Revisiting Autofocus for Smartphone Cameras

Abdullah Abuolaim, Abhijith Punnappurath, and Michael S. Brown

Department of Electrical Engineering and Computer Science

Lassonde School of Engineering, York University, Canada

{abuolaim, pabhijith, mbrown}@eecs.yorku.ca

Abstract

Autofocus (AF) on smartphones is the process of determining how to move a camera's lens such that certain scene content is in focus. The underlying algorithms used by AF systems, such as contrast detection and phase differencing, are well established. However, determining a high-level objective regarding how to best focus a particular scene is less clear. This is evident in part by the fact that different smartphone cameras employ different AF criteria; for example, some attempt to keep items in the center in focus, others give priority to faces while others maximize the sharpness of the entire scene. The fact that different objectives exist raises the research question of whether there is a preferred objective. This becomes more interesting when AF is applied to videos of dynamic scenes. The work in this paper aims to revisit AF for smartphones within the context of temporal image data. As part of this effort, we describe the capture of a new 4D dataset that provides access to a full focal stack at each time point in a temporal sequence. Based on this dataset, we have developed a platform and associated application programming interface (API) that mimic real AF systems, restricting lens motion within the constraints of a dynamic environment and frame capture. Using our platform we evaluated several high-level focusing objectives and found interesting insight into what users prefer. We believe our new temporal focal stack dataset, AF platform, and initial user-study findings will be useful in advancing AF research.

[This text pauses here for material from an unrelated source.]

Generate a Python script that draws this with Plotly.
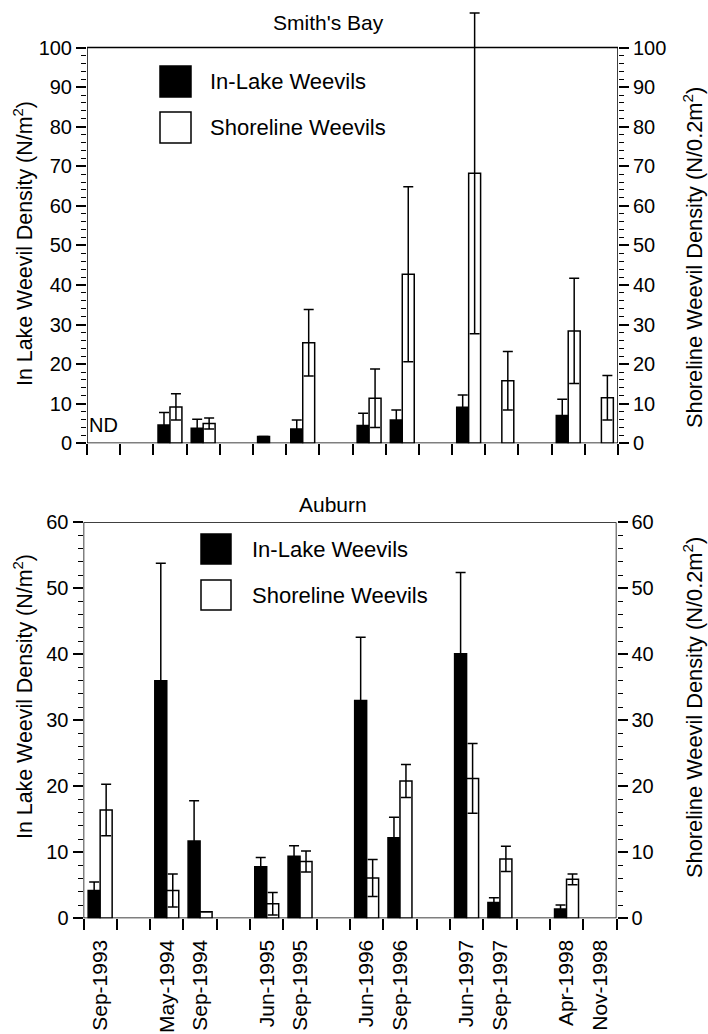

Different smartphone cameras employ different AF criteria

An Apple iPhone 7 and Google Pixel are used to capture the same dynamic scene controlled via translating stages. At different time slots in the captured video, denoted as 0 sec, 5 sec, 8 sec, it is clear that each phone is using a different AF objective. It is unclear which is the preferred AF objective. This is a challenging question to answer as it is very difficult to access a full (and repeatable) solution space for a given scene.